# Directions for this task:
Retype nothing but the lines from the start of the material up to and including the line with "(title) at (137,61)". Pictures don't belong in the copy.

# Data section:
---*---

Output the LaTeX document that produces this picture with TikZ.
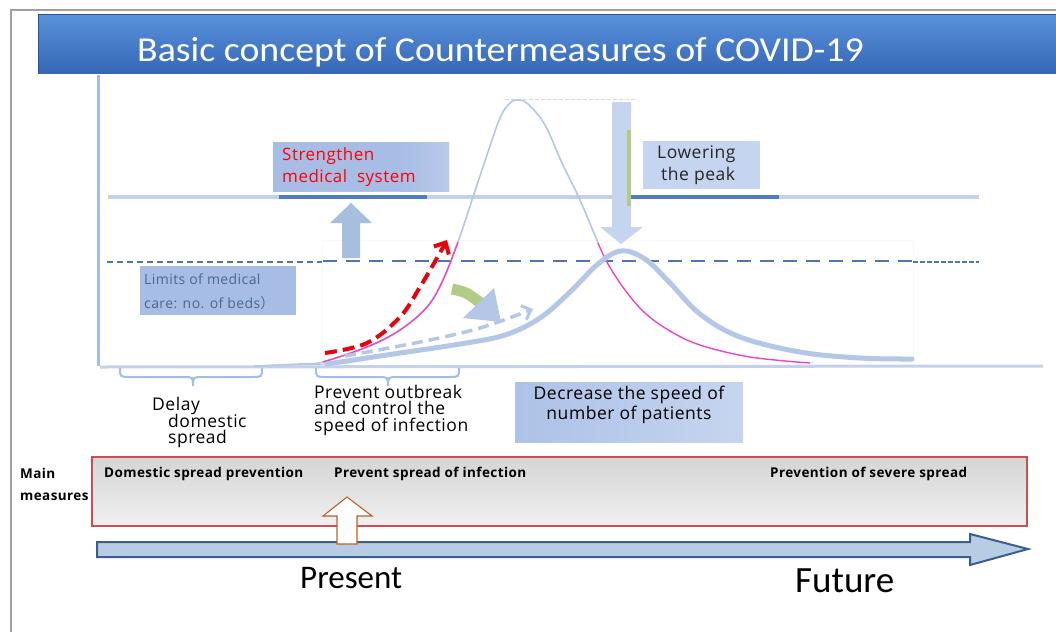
\documentclass[tikz,border=0pt]{standalone}
\usepackage{fontspec}
\setmainfont{Open Sans}[LetterSpace=3]
\newfontfamily\calib{Carlito}
\newfontfamily\cjkjp{Noto Sans CJK JP}
\usetikzlibrary{arrows.meta}
\definecolor{bannerTop}{HTML}{5A92DC}
\definecolor{bannerBot}{HTML}{3567B5}
\definecolor{lblue}{HTML}{B4C7E7}
\definecolor{axisblue}{HTML}{A4BDE6}
\definecolor{darkseg}{HTML}{4E7DBE}
\definecolor{boxA}{HTML}{A7BDE6}
\definecolor{boxB}{HTML}{B9CAEA}
\definecolor{boxC}{HTML}{C6D5EF}
\definecolor{uparrow}{HTML}{A7BFDF}
\definecolor{pinkc}{HTML}{EE45C2}
\definecolor{redc}{HTML}{E8000B}
\definecolor{greenc}{HTML}{B2CC86}
\definecolor{limitc}{HTML}{4F76AA}
\definecolor{limtext}{HTML}{4A6A8A}
\definecolor{redbox}{HTML}{C9504F}
\definecolor{tlfill}{HTML}{B8CCE4}
\definecolor{tlborder}{HTML}{3A5F8F}
\definecolor{brownc}{HTML}{B8622A}
\tikzset{
  lbl/.style={inner sep=0pt, anchor=base west, font=\fontsize{17.5}{20}\selectfont},
  mm/.style={inner sep=0pt, anchor=base west, font=\bfseries\fontsize{13.5}{16}\selectfont},
}
\begin{document}
\begin{tikzpicture}[x=1pt,y=-1pt]
\useasboundingbox (0,0) rectangle (1056,632);
\fill[white] (0,0) rectangle (1056,632);
% page frame
\draw[gray!75, line width=1.3] (11,632) -- (11,10) -- (1056,10);
% title banner
\shade[top color=bannerTop, bottom color=bannerBot] (38,14) rectangle (1056,73);
\draw[bannerBot!80!black, line width=0.6] (38,73) -- (38,14) -- (1056,14);
\node[inner sep=0pt, anchor=base west, xscale=1.08, text=white, font=\calib\fontsize{35}{40}\selectfont] (title) at (137,61) {Basic concept of Countermeasures of COVID-19};

% faint frame
\draw[gray!5, line width=0.8] (322,240) rectangle (913,362);
% axes
\draw[axisblue, line width=3] (98,75) -- (98,366);
\draw[lblue!80, line width=3] (100,367) -- (1043,366);

% upper line (strengthened capacity)
\draw[lblue!80, line width=4] (108,197) -- (979,197);
\draw[darkseg, line width=4] (279,197) -- (427,197);
\draw[darkseg, line width=4] (631,197) -- (779,197);

% limits dashed line
\draw[limitc, line width=1.2, dash pattern=on 6pt off 4pt] (107,262) -- (322,262);
\draw[limitc, line width=2, dash pattern=on 14pt off 9pt] (323,261) -- (913,261);
\draw[limitc, line width=1.2, dash pattern=on 5pt off 2pt] (913,262) -- (979,262);

% top peak dashed
\draw[gray!30, line width=1, dash pattern=on 4pt off 2pt] (505,99) -- (637,99);

% Strengthen box
\shade[left color=boxA, right color=boxB] (273,142) rectangle (449,191);
\fill[boxA] (273,142) rectangle (400,191);
\shade[left color=boxA, right color=boxB] (400,142) rectangle (449,191);
\node[lbl, font=\fontsize{17}{20}\selectfont, text=red] (str1) at (282,160) {Strengthen};
\node[lbl, font=\fontsize{17}{20}\selectfont, text=red] (str2) at (282,182) {medical\ \ system};

% Lowering box
\fill[boxC] (643,141) rectangle (760,189);
\node[lbl, text=black!85] (low1) at (657,158) {Lowering};
\node[lbl, text=black!85] (low2) at (661,180) {the peak};

% up block arrow
\fill[uparrow] (342,258) -- (342,223) -- (330,223) -- (351,203) -- (372,223) -- (360,223) -- (360,258) -- cycle;

% Limits box
\fill[boxA] (140,266) rectangle (296,315);
\node[lbl, font=\fontsize{14}{16}\selectfont, text=limtext] (lim1) at (144,284) {Limits of medical};
\node[lbl, font=\fontsize{14}{16}\selectfont, text=limtext] (lim2) at (144,308) {care: no. of beds{\cjkjp ）}};

% tall curve (thin)
\draw[lblue, line width=1.6] plot[smooth, tension=0.6] coordinates {(255,366) (300,364) (323,362) (367,347) (400,330) (427,307) (443,280) (458,242) (473,197) (486,158) (500,118) (510,103) (518,100) (528,104) (545,125) (562,163) (580,200) (598,243)};
% pink curve
\draw[pinkc, line width=1.4] plot[smooth, tension=0.6] coordinates {(323,362) (367,347) (400,330) (427,307) (443,280) (458,242)};
\draw[pinkc, line width=1.4] plot[smooth, tension=0.6] coordinates {(598,243) (608,264) (625,290) (645,313) (670,331) (700,345) (750,357) (810,363)};

% flattened curve (thick)
\draw[lblue, line width=5, line cap=round] plot[smooth, tension=0.6] coordinates {(327,364) (400,353) (460,344) (505,335) (540,318) (570,292) (598,264) (621,251) (645,259) (670,283) (700,314) (740,337) (800,352) (860,358) (912,359)};
\draw[lblue, line width=1.2] (255,366) -- (327,364);

% down block arrow
\fill[boxC] (612,102) -- (631,102) -- (631,227) -- (643,227) -- (621,244) -- (600,227) -- (612,227) -- cycle;
\draw[greenc, line width=4] (629,130) -- (629,206);
\draw[darkseg, line width=4] (631,197) -- (640,197);

% red dashed arrow
\draw[redc, line width=4, dash pattern=on 12pt off 6pt, -{Straight Barb[length=9pt,width=17pt,line width=4pt]}]
  plot[smooth, tension=0.6] coordinates {(325,353) (367,343) (400,317) (420,287) (437,258) (447,240)};

% light blue dashed arrow
\draw[lblue, line width=3.5, dash pattern=on 11pt off 6pt, -{Straight Barb[length=8pt,width=15pt,line width=3pt]}]
  plot[smooth, tension=0.6] coordinates {(345,356) (420,342) (480,328) (533,309)};

% green curved arrow
\draw[greenc, line width=11] (452,289) .. controls (466,292) .. (482,304);
\fill[lblue] (463,318) -- (494,288) -- (501,322) -- cycle;

% braces
\draw[axisblue, line width=2] (120,368) .. controls (120,377) .. (130,377) -- (183,377) .. controls (193,377) .. (193,386) .. controls (193,377) .. (203,377) -- (252,377) .. controls (262,377) .. (262,368);
\draw[axisblue, line width=2] (316,368) .. controls (316,377) .. (326,377) -- (378,377) .. controls (388,377) .. (388,386) .. controls (388,377) .. (398,377) -- (449,377) .. controls (459,377) .. (459,368);

% lower labels
\node[lbl] (d1) at (152,410) {Delay};
\node[lbl] (d2) at (168,427) {domestic};
\node[lbl] (d3) at (168,443) {spread};
\node[lbl] (p1) at (314,398) {Prevent outbreak};
\node[lbl] (p2) at (314,414) {and control the};
\node[lbl] (p3) at (314,431) {speed of infection};

\shade[left color=boxA!80!boxC, right color=boxC] (515,382) rectangle (743,442);
\node[inner sep=0pt, anchor=base, font=\fontsize{17.5}{20}\selectfont] (dec1) at (629,399) {Decrease the speed of};
\node[inner sep=0pt, anchor=base, font=\fontsize{17.5}{20}\selectfont] (dec2) at (629,419) {number of patients};

% main measures box
\shade[top color=gray!33, bottom color=gray!12] (92,457) rectangle (1027,526);
\draw[redbox, line width=2] (92,457) rectangle (1027,526);
\node[mm] (m1) at (104,477) {Domestic spread prevention};
\node[mm] (m2) at (334,477) {Prevent spread of infection};
\node[mm] (m3) at (770,477) {Prevention of severe spread};
\node[mm] (mainA) at (20,478) {Main};
\node[mm] (mainB) at (20,500) {measures};

% timeline arrow
\filldraw[fill=tlfill, draw=tlborder, line width=2] (97,542) -- (970,542) -- (970,534) -- (1028,549) -- (970,565) -- (970,557) -- (97,557) -- cycle;

% hollow arrow
\filldraw[fill=white, draw=brownc, line width=1.1] (347,497) -- (372,516) -- (357,516) -- (357,544) -- (337,544) -- (337,516) -- (323,516) -- cycle;

% present / future
\node[inner sep=0pt, anchor=base west, font=\calib\fontsize{33}{36}\selectfont] (present) at (300,588) {Present};
\node[inner sep=0pt, anchor=base west, font=\calib\fontsize{37}{40}\selectfont] (future) at (795,592) {Future};
\end{tikzpicture}
\end{document}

---*---

# In response:
Output the LaTeX document that produces this picture with TikZ.
\documentclass[tikz,border=0pt]{standalone}
\usepackage{fontspec}
\setmainfont{Open Sans}[LetterSpace=3]
\newfontfamily\calib{Carlito}
\newfontfamily\cjkjp{Noto Sans CJK JP}
\usetikzlibrary{arrows.meta}
\definecolor{bannerTop}{HTML}{5A92DC}
\definecolor{bannerBot}{HTML}{3567B5}
\definecolor{lblue}{HTML}{B4C7E7}
\definecolor{axisblue}{HTML}{A4BDE6}
\definecolor{darkseg}{HTML}{4E7DBE}
\definecolor{boxA}{HTML}{A7BDE6}
\definecolor{boxB}{HTML}{B9CAEA}
\definecolor{boxC}{HTML}{C6D5EF}
\definecolor{uparrow}{HTML}{A7BFDF}
\definecolor{pinkc}{HTML}{EE45C2}
\definecolor{redc}{HTML}{E8000B}
\definecolor{greenc}{HTML}{B2CC86}
\definecolor{limitc}{HTML}{4F76AA}
\definecolor{limtext}{HTML}{4A6A8A}
\definecolor{redbox}{HTML}{C9504F}
\definecolor{tlfill}{HTML}{B8CCE4}
\definecolor{tlborder}{HTML}{3A5F8F}
\definecolor{brownc}{HTML}{B8622A}
\tikzset{
  lbl/.style={inner sep=0pt, anchor=base west, font=\fontsize{17.5}{20}\selectfont},
  mm/.style={inner sep=0pt, anchor=base west, font=\bfseries\fontsize{13.5}{16}\selectfont},
}
\begin{document}
\begin{tikzpicture}[x=1pt,y=-1pt]
\useasboundingbox (0,0) rectangle (1056,632);
\fill[white] (0,0) rectangle (1056,632);
% page frame
\draw[gray!75, line width=1.3] (11,632) -- (11,10) -- (1056,10);
% title banner
\shade[top color=bannerTop, bottom color=bannerBot] (38,14) rectangle (1056,73);
\draw[bannerBot!80!black, line width=0.6] (38,73) -- (38,14) -- (1056,14);
\node[inner sep=0pt, anchor=base west, xscale=1.08, text=white, font=\calib\fontsize{35}{40}\selectfont] (title) at (137,61) {Basic concept of Countermeasures of COVID-19};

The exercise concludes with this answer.